Defects hurt your product more than overcommitting to your customer. Prioritizing new features over existing bugs won’t make your app shinier. You can brush bugs under the carpet for a while, but its only a matter of time they come back out as your software gets larger. As new lines of code are added, new paths to revealing your bugs are exposed.
In theory everybody wants a 100% bug-free product, and it’s easy to say “fix that bug and then move on”, but fixing bugs has an engineering cost. Defects typically take longer to debug and don’t add any business value to the customer. It is a behind the scenes skunkworks operation that gets no recognition.
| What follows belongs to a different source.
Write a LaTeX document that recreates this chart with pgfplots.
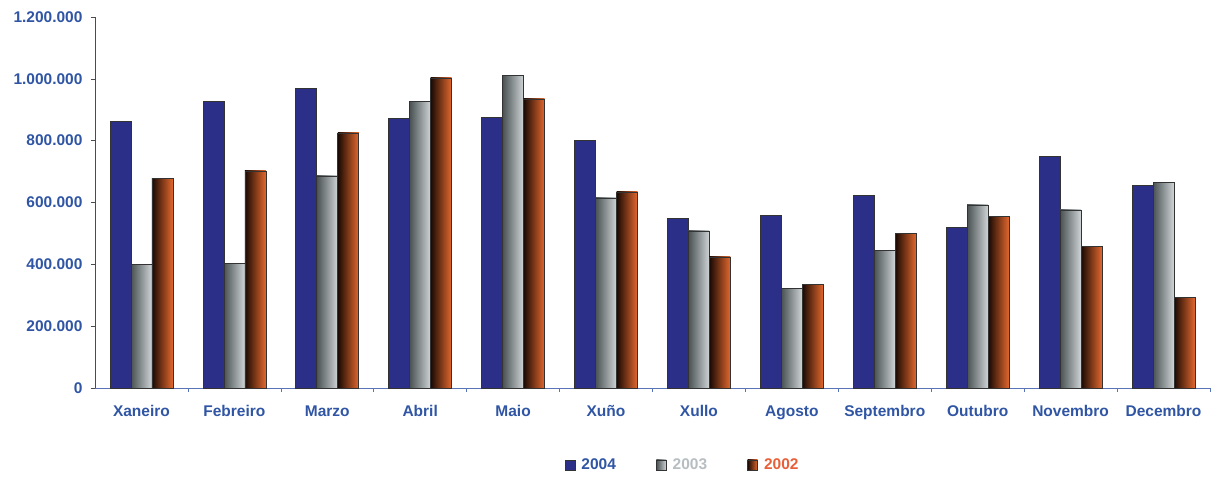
\documentclass[border=0pt]{standalone}
\usepackage{pgfplots}
\usepackage{pgfplotstable}
\pgfplotsset{compat=1.18}
\usepackage{fontspec}
\setmainfont{Liberation Sans}
\definecolor{lblblue}{HTML}{2F55A4}
\definecolor{barblue}{HTML}{2C2F88}
\definecolor{grayL}{HTML}{4A5254}
\definecolor{grayR}{HTML}{D0D5D7}
\definecolor{orL}{HTML}{1A0A04}
\definecolor{orR}{HTML}{E4682E}
\definecolor{txt03}{HTML}{B7BEC1}
\definecolor{txt02}{HTML}{E8603A}
\definecolor{xline}{HTML}{5A74B8}
\pgfplotstableread{
x  y2004   y2003   y2002
0  863000  401000  679000
1  928000  404000  702000
2  970000  686000  825000
3  873000  928000  1003000
4  877000  1012000 935000
5  802000  615000  634000
6  550000  508000  424000
7  560000  323000  336000
8  624000  446000  501000
9  521000  592000  556000
10 750000  576000  459000
11 657000  666000  294000
}\data
\begin{document}
\begin{tikzpicture}
\begin{axis}[
  scale only axis,
  width=1115pt, height=371pt,
  xmin=-0.5, xmax=11.5,
  ymin=0, ymax=1200000,
  ytick={0,200000,...,1200000},
  scaled y ticks=false,
  /pgf/number format/.cd, fixed, 1000 sep={.}, assume math mode=true,
  /pgfplots/.cd,
  axis lines*=left,
  axis line style={-},
  x axis line style={draw=xline, line width=0.8pt},
  y axis line style={draw=black!70, line width=0.8pt},
  tick align=outside,
  major tick length=4pt,
  ytick style={draw=black!70, line width=0.6pt},
  xtick={0,...,11},
  xticklabels={Xaneiro,Febreiro,Marzo,Abril,Maio,Xuño,Xullo,Agosto,Septembro,Outubro,Novembro,Decembro},
  xtick style={draw=none},
  extra x ticks={0.5,1.5,...,11.5},
  extra x tick labels={},
  extra x tick style={xtick style={draw=xline, line width=0.6pt}, major tick length=4pt},
  ticklabel style={font=\fontsize{15.5}{18}\selectfont\bfseries, text=lblblue},
  yticklabel style={xshift=-5pt},
  xticklabel style={yshift=-25pt, anchor=base, text height=11pt, text depth=3pt},
  ybar, bar width=21pt,
  legend columns=3,
  legend style={at={(rel axis cs:0.527,-0.2075)}, anchor=center, draw=none, fill=none,
    font=\fontsize{15.5}{18}\selectfont\bfseries,
    /tikz/every odd column/.append style={column sep=4pt},
    /tikz/every even column/.append style={column sep=38pt}},
  legend image code/.code={\draw[#1,/tikz/.cd,line width=0.8pt] (0pt,-5pt) rectangle (10pt,5pt);},
  clip=false,
]
\pgfplotsinvokeforeach{0,...,11}{
  \addplot[forget plot, bar shift=-21pt, fill=barblue, draw=black!80, line width=0.6pt,
    x filter/.expression={x==#1 ? x : nan}] table[x=x, y=y2004] {\data};
  \addplot[forget plot, bar shift=0pt, left color=grayL, right color=grayR, draw=black!80, line width=0.6pt,
    x filter/.expression={x==#1 ? x : nan}] table[x=x, y=y2003] {\data};
  \addplot[forget plot, bar shift=21pt, left color=orL, right color=orR, draw=black!80, line width=0.6pt,
    x filter/.expression={x==#1 ? x : nan}] table[x=x, y=y2002] {\data};
}
\addlegendimage{fill=barblue, draw=black!80}
\addlegendentry{\textcolor{lblblue}{2004}}
\addlegendimage{left color=grayL, right color=grayR, draw=black!80}
\addlegendentry{\textcolor{txt03}{2003}}
\addlegendimage{left color=orL, right color=orR, draw=black!80}
\addlegendentry{\textcolor{txt02}{2002}}
\coordinate (bbl) at (rel axis cs:-0.0852,-0.2426);
\coordinate (btr) at (rel axis cs:1.009,1.0458);
\end{axis}
\path (bbl) rectangle (btr);
\end{tikzpicture}
\end{document}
In a perfect world, we would rally the development team and assign all bugs for the current software iteration and have the QA team on-call to make sure the bugs get tested in every scenario, while product management pushes back new features to the next software iteration (this can be weeks).
Yeah right. The world isn’t linear. There is no right approach but I typically stick to a few rules:
- QA should log all bugs with reproduction steps and stacktraces in a defect backlog for the tech/product team to prioritize. It’s extremely important to include reproduction steps and a stacktrace as it will save debugging time, which is engineering time, which is costly time.
- Bugs that will impact the customer over 50% of the time are showstoppers and must be addressed immediately in the current software iteration. No new feature will help you gloss up your app when a showstopper bug is apparent. Fix that shit.
- One day of the week should be dedicated strictly to fixing bugs. This will stop bugs from piling up and keep the software integrity in tact.
- Celebrate being 100% defect free because it won’t be long until new bugs get introduced into your software. Enjoy being 100% bug free as a team. Development/QA/Product teams are polar opposites of each other. While we all work together, things can get rough during crunch time, and celebrating common success is a great team building activity.